Small family businesses place handwritten signs outside their premises reading, “Please don’t destroy, we are a family business,” but mostly to no avail. 

Father Harding says some 100,000 jobs have been lost and there is fear among the poorest people, especially migrants from Haiti and other disaster states, that they will be the next on the chopping block. 

At the other end of the pile, big business is already taking its money out of the country. 

He describes particularly violent groups that bully ordinary people, sometimes making motorists and passengers on busses get out on the streets and dance in front of them, just for the sake of humiliation. 

He writes of widespread looting taking place, mostly by organised criminal elements and drug traffickers. In addition, he says that many of the poor believe that they have a right to loot properties. 

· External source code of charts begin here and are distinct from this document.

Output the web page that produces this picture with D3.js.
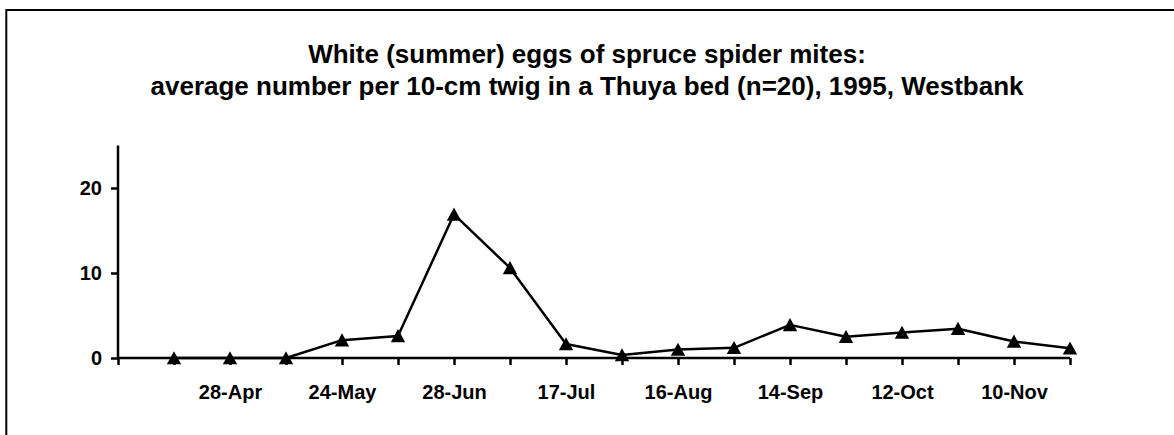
<!DOCTYPE html>
<html>
<head>
<meta charset="utf-8">
<script src="https://cdn.jsdelivr.net/npm/d3@7"></script>
<style>
    body { margin: 0; background: #fff; }
    text { font-family: "Liberation Sans", Arial, sans-serif; font-weight: bold; fill: #000; }
</style>
</head>
<body>
<div id="chart-container"></div>
<script>
// sampling dates (only every second one is labelled on the axis)
const dates = ["", "28-Apr", "", "24-May", "", "28-Jun", "", "17-Jul", "", "16-Aug", "", "14-Sep", "", "12-Oct", "", "10-Nov", ""];
// average number of white eggs per 10-cm twig
const eggs = [0, 0, 0, 2.1, 2.6, 16.9, 10.6, 1.65, 0.35, 1.0, 1.2, 3.9, 2.5, 3.0, 3.45, 1.95, 1.15];
const yTicks = [0, 10, 20];
const titleLines = [
    "White (summer) eggs of spruce spider mites:",
    "average number per 10-cm twig in a Thuya bed (n=20), 1995, Westbank"
];

// define width and height of chart
const W = 1174, H = 435;
const margin = {top: 145.5, right: 104, bottom: 77, left: 118};
const width = W - margin.left - margin.right;
const height = H - margin.top - margin.bottom;

const root = d3.select("#chart-container")
    .append("svg")
        .attr("width", W)
        .attr("height", H);

// frame (runs off the right and bottom of the picture)
root.append("rect")
    .attr("x", 6.3)
    .attr("y", 10)
    .attr("width", W + 20)
    .attr("height", H + 20)
    .attr("fill", "none")
    .attr("stroke", "#000")
    .attr("stroke-width", 2);

// title
root.append("text")
    .attr("text-anchor", "middle")
    .style("font-size", "26px")
    .selectAll("tspan")
    .data(titleLines)
    .join("tspan")
        .attr("x", W / 2)
        .attr("y", (d, i) => 63 + i * 32)
        .text(d => d);

const svg = root.append("g")
    .attr("transform", `translate(${margin.left}, ${margin.top})`);

// x scale: category index, 0 sits on the y axis
const xScale = d3.scaleLinear()
    .domain([0, eggs.length])
    .range([0, width]);
// y scale
const yScale = d3.scaleLinear()
    .domain([0, 25])
    .range([height, 0]);

// x axis
const xAxis = d3.axisBottom(xScale)
    .tickValues(d3.range(0, eggs.length + 1))
    .tickSize(7)
    .tickPadding(20)
    .tickFormat(d => d > 0 ? dates[d - 1] : "");
svg.append("g")
    .attr("class", "x-axis")
    .attr("transform", `translate(0, ${height})`)
    .call(xAxis)
    .call(g => g.selectAll("text").style("font-size", "20px").attr("dy", "0.71em"));

// y axis
const yAxis = d3.axisLeft(yScale)
    .tickValues(yTicks)
    .tickSize(7)
    .tickPadding(9);
svg.append("g")
    .attr("class", "y-axis")
    .call(yAxis)
    .call(g => g.selectAll("text").style("font-size", "20px"));

svg.selectAll(".domain, .tick line")
    .attr("stroke", "#000")
    .attr("stroke-width", 2.5);
// no end ticks on the domain paths
svg.select(".x-axis .domain").attr("d", `M0,0H${width}`);
svg.select(".y-axis .domain").attr("d", `M0,0V${height}`);

// line
const line = d3.line()
    .x((d, i) => xScale(i + 1))
    .y(d => yScale(d));
svg.append("path")
    .datum(eggs)
    .attr("fill", "none")
    .attr("stroke", "#000")
    .attr("stroke-width", 2.5)
    .attr("stroke-linejoin", "round")
    .attr("d", line);

// triangle markers
svg.selectAll(".marker")
    .data(eggs)
    .join("path")
        .attr("class", "marker")
        .attr("transform", (d, i) => `translate(${xScale(i + 1)}, ${yScale(d)})`)
        .attr("d", "M0,-6.8L7.2,6.3L-7.2,6.3Z")
        .attr("fill", "#000");
</script>
</body>
</html>
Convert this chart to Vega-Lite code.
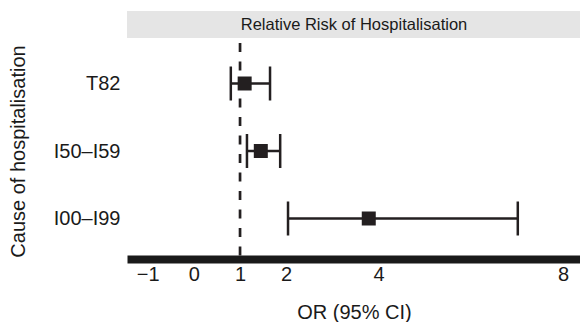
{
  "$schema": "https://vega.github.io/schema/vega-lite/v6.json",
  "padding": {"left": 8, "top": 11, "right": 0, "bottom": 0},
  "spacing": 3,
  "config": {
    "view": {"stroke": null},
    "font": "Liberation Sans",
    "axis": {"labelFont": "Liberation Sans", "titleFont": "Liberation Sans", "grid": false}
  },
  "datasets": {
    "est": [
      {"cause": "T82", "or": 1.1, "lo": 0.8, "hi": 1.65},
      {"cause": "I50–I59", "or": 1.45, "lo": 1.15, "hi": 1.87},
      {"cause": "I00–I99", "or": 3.79, "lo": 2.04, "hi": 7.02}
    ],
    "ref": [{"v": 1}],
    "strip": [{"label": "Relative Risk of Hospitalisation"}]
  },
  "vconcat": [
    {
      "width": 454,
      "height": 27,
      "view": {"fill": "#e5e5e5", "stroke": null},
      "data": {"name": "strip"},
      "mark": {"type": "text", "fontSize": 16.5, "color": "#1a1a1a", "font": "Liberation Sans"},
      "encoding": {"text": {"field": "label"}}
    },
    {
      "width": 454,
      "height": 216,
      "layer": [
        {
          "data": {"name": "ref"},
          "mark": {"type": "rule", "strokeDash": [9, 9.5], "strokeWidth": 2.7, "color": "#231f20"},
          "encoding": {
            "x": {
              "field": "v", "type": "quantitative",
              "scale": {"domain": [-1.45, 8.39], "nice": false, "zero": false},
              "axis": {
                "values": [-1, 0, 1, 2, 4, 8],
                "ticks": false,
                "domainWidth": 8,
                "domainColor": "#1a1a1a",
                "labelFontSize": 20,
                "labelColor": "#1a1a1a",
                "labelPadding": 5,
                "labelFlush": false,
                "labelOverlap": false,
                "title": "OR (95% CI)",
                "titleFontSize": 20,
                "titleFontWeight": "normal",
                "titleColor": "#1a1a1a",
                "titlePadding": 18
              }
            }
          }
        },
        {
          "data": {"name": "est"},
          "mark": {"type": "rule", "strokeWidth": 2.5, "color": "#231f20"},
          "encoding": {
            "x": {"field": "lo", "type": "quantitative"},
            "x2": {"field": "hi"},
            "y": {
              "field": "cause", "type": "nominal",
              "sort": ["T82", "I50–I59", "I00–I99"],
              "scale": {"type": "point", "padding": 0.6},
              "axis": {
                "domain": false,
                "ticks": false,
                "labelFontSize": 20,
                "labelColor": "#1a1a1a",
                "labelPadding": 7,
                "title": "Cause of hospitalisation",
                "titleFontSize": 20,
                "titleFontWeight": "normal",
                "titleColor": "#1a1a1a",
                "titlePadding": 25
              }
            }
          }
        },
        {
          "data": {"name": "est"},
          "mark": {"type": "tick", "size": 34, "thickness": 2.5, "color": "#231f20", "opacity": 1, "orient": "vertical"},
          "encoding": {
            "x": {"field": "lo", "type": "quantitative"},
            "y": {"field": "cause", "type": "nominal", "sort": ["T82", "I50–I59", "I00–I99"]}
          }
        },
        {
          "data": {"name": "est"},
          "mark": {"type": "tick", "size": 34, "thickness": 2.5, "color": "#231f20", "opacity": 1, "orient": "vertical"},
          "encoding": {
            "x": {"field": "hi", "type": "quantitative"},
            "y": {"field": "cause", "type": "nominal", "sort": ["T82", "I50–I59", "I00–I99"]}
          }
        },
        {
          "data": {"name": "est"},
          "mark": {"type": "square", "size": 196, "filled": true, "opacity": 1, "color": "#231f20"},
          "encoding": {
            "x": {"field": "or", "type": "quantitative"},
            "y": {"field": "cause", "type": "nominal", "sort": ["T82", "I50–I59", "I00–I99"]}
          }
        }
      ]
    }
  ]
}
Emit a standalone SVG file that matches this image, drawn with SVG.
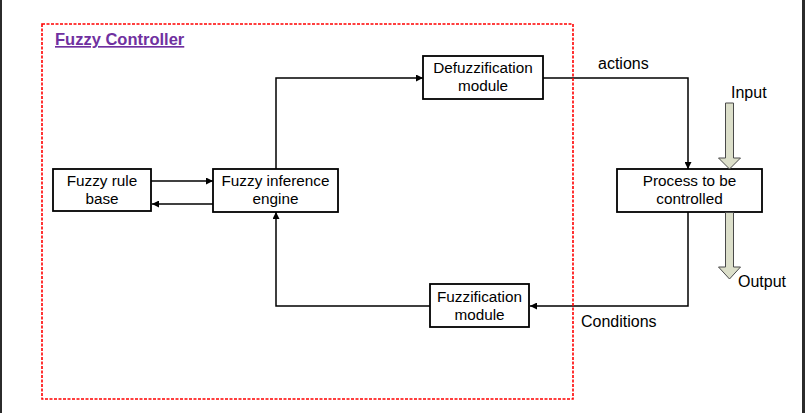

“They have a sense of entitlement, as they believe a fair share of the economic pie has been unjustly withheld from them,” he says. 

Nevertheless, he notes that the illogicality of the situation is that everything being done is in a profoundly righteous cause—the struggle for a more just and equitable society. 

Consequently, even those, and probably a majority, who would rather rally peacefully, are prepared to tolerate the consequences of the violence because they adhere strongly with the agenda being expressed. 

But with a referendum slated for April that could open the way for change to the dictatorship era constitution (1980), whose legitimacy has always been under a cloud, there is now a cautious optimism. 

The 2011 demonstrations were led by Giorgio Jackson, now a 32-year-old member of congress. He believes this could open the way towards dismantling the mess of the privatised water, health care and education. 

Nevertheless, Jackson fears a repeat of the past. “Political parties in this country always seem to reach agreements that don’t make much difference,” he said. 

Father Harding describes the promise of a referendum as good news, even though conflict continues and the damaged infrastructure of the city and lost law and order will bequeath an onerous legacy to the building of a better and fairer society.